1) la prima relativa all’effettuazione di prelievi, dal 2004 al 2011, da parte dei soci della impresa s. s.r.l. di liquidità senza l’effettiva produzione di utili (per un importo complessivo pari ad Euro 2.300.000), con successivo accollo dei relativi debiti dei soci da parte delle altre due società Esseviti e Costruzioni S. s.a.s., senza alcuna giustificazione economica e con l’ulteriore conseguenza che i crediti non venivano soddisfatti ma solo registrati con una operazione di “giroconto” contabile e con la successiva operazione di trasferimento immobiliare in favore della impresa S. s.r.l. da parte della Costruzioni S. s.a.s. che doveva considerarsi corrispondente ad un valore economico nullo;

2) la seconda operazione posta in essere nel 2008 che, per effetto della scissione societaria, aveva visto la impresa S. s.r.l. trasferire alla neocostituita Costruzioni S. s.a.s. alcuni immobili tra cui il capannone industriale in cui si svolgeva l’attività sociale e nel 2013 la S. s.r.l. trasferire alla neocostituita S. Impianti Sportivi s.r.l. il principale ramo d’azienda per un canone di affitto non congruo. Con la conseguente valutazione secondo cui le predette operazioni di accollo dei debiti personali dei soci da parte delle società del gruppo e la vendita dell’immobile ad un valore pari al doppio del valore di mercato evidenziano la commissione di operazioni prive di significato economico ed anzi mettevano in luce l’esistenza di una società occulta volta alla direzione e al controllo economico delle società del gruppo societario familiare.>>, § 13.3.1.

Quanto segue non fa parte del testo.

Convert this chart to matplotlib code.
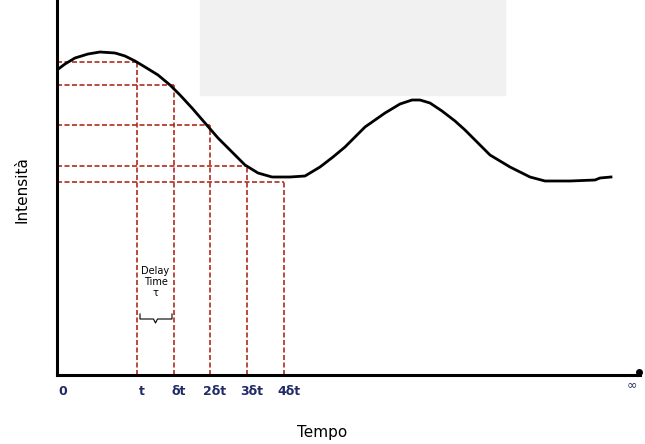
import matplotlib.pyplot as plt
from matplotlib.patches import Rectangle

# curve (time, intensity), arbitrary units
curve_t = [0.0, 0.8, 1.8, 3.1, 4.3, 5.8, 6.8, 7.8, 8.8, 10.1, 11.3, 12.3, 13.5, 14.8,
           16.1, 17.3, 18.8, 20.1, 21.5, 23.3, 24.8, 26.3, 27.6, 28.8, 29.8, 30.8,
           31.8, 32.8, 34.3, 35.5, 36.3, 37.3, 38.5, 39.8, 40.8, 41.8, 42.6, 43.3,
           44.3, 45.3, 46.3, 47.3, 48.8, 51.3, 53.8, 54.3, 55.4]
curve_i = [30.5, 31.1, 31.7, 32.1, 32.3, 32.2, 31.9, 31.4, 30.8, 30.0, 29.0, 28.0,
           26.7, 25.2, 23.7, 22.5, 21.0, 20.2, 19.8, 19.8, 19.9, 20.8, 21.8, 22.8,
           23.8, 24.8, 25.5, 26.2, 27.1, 27.5, 27.5, 27.2, 26.4, 25.4, 24.5, 23.5,
           22.7, 22.0, 21.4, 20.8, 20.3, 19.8, 19.4, 19.4, 19.5, 19.7, 19.8]

# sampling instants t, δt, 2δt, 3δt, 4δt and the intensity read at each
sample_t = [8.0, 11.7, 15.3, 19.0, 22.7]
sample_i = [31.3, 29.0, 25.0, 20.9, 19.3]
tick_labels = ['t', 'δt', '2δt', '3δt', '4δt']

fig = plt.figure(figsize=(6.45, 4.44), dpi=100)
ax = fig.add_axes([57 / 645, 69 / 444, 583 / 645, 375 / 444])
ax.set_xlim(0, 58.3)
ax.set_ylim(0, 37.5)

# grey smudge of the scanned page
fig.patches.append(Rectangle((200 / 645, 1 - 95 / 444), 305 / 645, 95 / 444,
                             transform=fig.transFigure, color='#f1f1f1', zorder=0))
ax.patch.set_alpha(0)

red = '#b22a1e'
for t, i in zip(sample_t, sample_i):
    ax.plot([0, t], [i, i], ls=(0, (3, 1.5)), color=red, lw=1.2, zorder=1)
    ax.plot([t, t], [0, i], ls=(0, (3, 1.5)), color=red, lw=1.2, zorder=1)

ax.plot(curve_t, curve_i, color='black', lw=2, zorder=3)

for s in ['top', 'right']:
    ax.spines[s].set_visible(False)
ax.spines['left'].set_linewidth(2.2)
ax.spines['bottom'].set_linewidth(2.2)
ax.plot([58.2], [0.3], 'o', color='black', ms=4, clip_on=False)
ax.set_xticks([])
ax.set_yticks([])

lab_col = '#1f2a66'
ax.text(0.6, -1.0, '0', ha='center', va='top', fontsize=9, fontweight='bold', color=lab_col)
for t, lab in zip(sample_t, tick_labels):
    ax.text(t + 0.5, -1.0, lab, ha='center', va='top', fontsize=9,
            fontweight='bold', color=lab_col)
ax.text(57.5, -0.3, '∞', ha='center', va='top', fontsize=9, color=lab_col)

# "Delay Time" note with a brace spanning t .. δt
t0, t1 = sample_t[0], sample_t[1]
mid = (t0 + t1) / 2
ax.text(mid, 9.3, 'Delay\nTime\nτ', ha='center', va='center', fontsize=7, linespacing=1.15)
yb = 5.6
ax.plot([t0 + 0.3, t0 + 0.3, mid - 0.2, mid, mid + 0.2, t1 - 0.2, t1 - 0.2],
        [yb + 0.5, yb, yb, yb - 0.4, yb, yb, yb + 0.5], color='black', lw=0.8)

fig.text(22 / 645, 1 - 190 / 444, 'Intensità', rotation=90, ha='center', va='center',
         fontsize=11)
fig.text(322 / 645, 1 - 432 / 444, 'Tempo', ha='center', va='center', fontsize=11)

fig.savefig('out.png', dpi=100)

Sulla necessità della partecipazione di tutti i soci: <<Invero, è stato affermato che la mancata esteriorizzazione del rapporto societario costituisce il presupposto indispensabile perchè possa legittimamente predicarsi, da parte del giudice, l’esistenza di una società occulta, ma ciò non toglie che si richieda pur sempre la partecipazione di tutti i soci all’esercizio dell’attività societaria in vista di un risultato unitario, secondo le regole dell’ordinamento interno, e che i conferimenti siano diretti a costituire un patrimonio “comune”, sottratto alla libera disponibilità dei singoli partecipi (art. 2256 c.c.) ed alle azioni esecutive dei loro creditori personali (artt. 2270 e 2305 c.c.), l’unica particolarità della peculiare struttura collettiva “de qua” consistendo nel fatto che le operazioni sono compiute da chi agisce non già in nome della compagine sociale (vale a dire del gruppo complessivo dei soci) ma in nome proprio (cfr. Sez. 6 – 1, Ordinanza n. 17925 del 12/09/2016).>>, § 1.3.2.

Ci sono poi intressanti considerazioni sul profilo processuale (contraddittorio e censurabilità in cassazione della violazione del termine libero ex art .15 l.f.)